Rupert Murdoch has emerged virtually unscathed from the phone hacking scandal, which some naive optimists hoped might actually bring his empire down. This much has been clear for some time, but it was made public on 21 December when David Cameron, George Osborne and half of the rest of the cabinet attended a Christmas drinks party at Murdoch’s London flat. The Conservative government was collectively acknowledging Murdoch’s rehabilitation.

Murdoch’s return to power and influence has, of course, been a fact of life for some time. The Murdoch press threw itself behind Cameron in the last general election and since then Murdoch has had eight meetings with government ministers, including two with the chancellor, George Osborne.

Murdoch has graciously forgiven Cameron for the Leveson fiasco and allowed him to kiss his ring. For Cameron this has also made possible a tearful reconciliation with his former riding partner, Rebekah Brooks.

Of course, the Leveson unpleasantness inevitably left a bad taste, with a succession of senior Labour and Tory politicians lying under oath when they serially denied Murdoch’s malign influence on British politics and society (Rupert Who?). But with Brooks’s miraculous acquittal, the tide was turned. Once more a British government is in Murdoch’s debt and he is claiming payment — starting with the emasculation of the BBC. It is only a matter of time before he is allowed to take over all of BSkyB.

It might be a while before the Tories are confident enough to allow him to sponsor an Academy. Moving in on British educational provision is seen as promising huge potential profits, and is one of Murdoch’s unfulfilled ambitions.

There were noticeable absences from the Christmas party, however. Blair was obviously not invited — even Murdoch has standards. But there were no senior Labour people there. At the last such celebration in 2011 the then Labour leader, Ed Miliband, however reluctantly, felt obliged to pay court.

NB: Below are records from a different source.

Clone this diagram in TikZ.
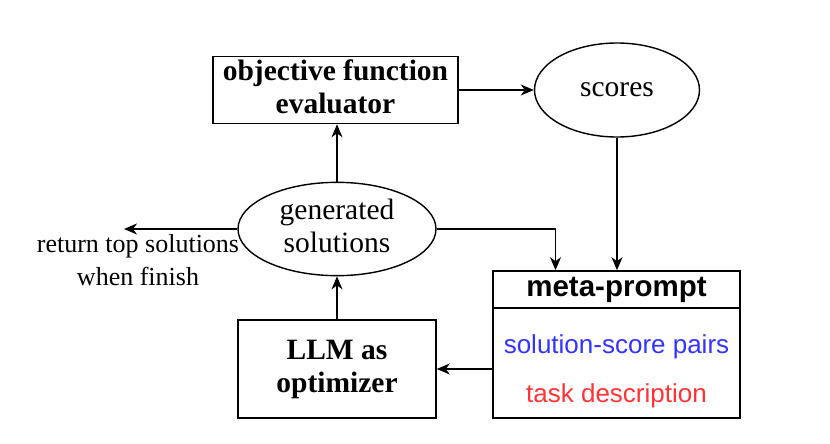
\documentclass[tikz,border=0pt]{standalone}
\usepackage{fontspec}
\setmainfont{Liberation Serif}
\setsansfont{Liberation Sans}
\usetikzlibrary{arrows.meta,shapes,positioning}
\definecolor{pairblue}{RGB}{51,51,255}
\definecolor{taskred}{RGB}{255,51,51}

\begin{document}
\begin{tikzpicture}[x=1pt,y=-1pt,
    box/.style={draw, line width=1.6pt, inner sep=0pt},
    oval/.style={draw, ellipse, line width=1.4pt, inner sep=0pt},
    arr/.style={-{Stealth[length=13pt,width=11pt,inset=4pt]}, line width=1.5pt},
    big/.style={font=\fontsize{29.5}{33}\selectfont},
    small/.style={font=\fontsize{26}{33}\selectfont}]
  \useasboundingbox (0,0) rectangle (830,444);

  \node[box, big, minimum width=245pt, minimum height=67pt] (obj) at (335.5,90) {
      \begin{tabular}{c}
          \bfseries objective function\\
          \bfseries evaluator
      \end{tabular}
  };
  \node[oval, big, minimum width=165pt, minimum height=94pt] (scores) at (617,90) {scores};
  \node[oval, big, minimum width=198pt, minimum height=84pt] (gen) at (337,229) {
      \begin{tabular}{c}
          generated\\
          solutions
      \end{tabular}
  };
  \node[box, big, minimum width=198pt, minimum height=98pt] (llm) at (337,369) {
      \begin{tabular}{c}
          \bfseries LLM as\\
          \bfseries optimizer
      \end{tabular}
  };

  % meta-prompt: header plus body
  \node[box, big, minimum width=247pt, minimum height=37pt] (mphead) at (616.5,289.5) {\sffamily\bfseries meta-prompt};
  \node[box, minimum width=247pt, minimum height=110pt] (mpbody) at (616.5,363) {};
  \node[small, text=pairblue, anchor=base] (pairs) at (616.5,353) {\sffamily solution-score pairs};
  \node[small, text=taskred, anchor=base] (task) at (616.5,402) {\sffamily task description};

  \coordinate (ret) at (124,229);
  \node[small] (retlabel) at (138,262) {
      \begin{tabular}{c}
          return top solutions\\
          when finish
      \end{tabular}
  };

  \draw[arr] (obj.east) -- (scores.west);
  \draw[arr] (scores.south) -- (scores.south |- mphead.north);
  \draw[arr] (gen.east) -| ([xshift=-61pt]mphead.north);
  \draw[arr] (gen.north) -- (gen.north |- obj.south);
  \draw[arr] (llm.north) -- (gen.south);
  \draw[arr] (llm.east -| mpbody.west) -- (llm.east);
  \draw[arr] (gen.west) -- (ret);
\end{tikzpicture}
\end{document}
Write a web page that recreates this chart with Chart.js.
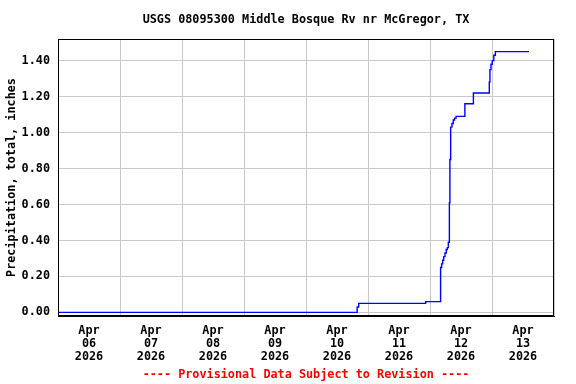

This time the new Labour leader, Jeremy Corbyn, was made of sterner stuff. And with Corbyn not attending, none of those on the Labour right, who were actually desperate to prove their loyalty to Murdoch, dared show their many faces. Not even Baron Blunkett, hilariously a former adviser to News International on “social responsibility” (he was paid nearly £50,000 a year for this!), seems to have put in an appearance.

After the party Cameron went on to another do at the Sexy Pig, oops, I mean the Sexy Fish restaurant.

Murdoch’s return to power and influence was always pretty much guaranteed as long as he kept control of the Sun. Put bluntly, mainstream politicians will pay for its support. This remains as true today as it was in the Thatcher and Blair years, even though the paper is a shadow of its former reactionary self.

Today it is a shapeless mishmash, lacking that unifying motif of bile, hatred and resentment that was its defining characteristic under Kelvin Mackenzie.

The best it can manage now are the desperate ramblings of a lightweight like Rod Liddle. His target audience seems to be less the Sun’s actual readership than some imaginary leftie he has invented and is trying to offend. Incidentally, Liddle has the remarkable distinction of being the only current British newspaper columnist to have ever been cautioned by the police for assaulting a pregnant woman!

But while today’s Sun might be a pretty poor newspaper, it can still run sustained campaigns of abuse that terrify British politicians. It did this to Kinnock, it did it to Miliband and it is trying to do it to Corbyn today.

From this point of view, it is worth remembering, when considering the arguments of those within the Labour Party who argue that Corbyn is unelectable, that what they actually want is to replace him with someone acceptable to Rupert Murdoch. Only that way will they be invited to next year’s party.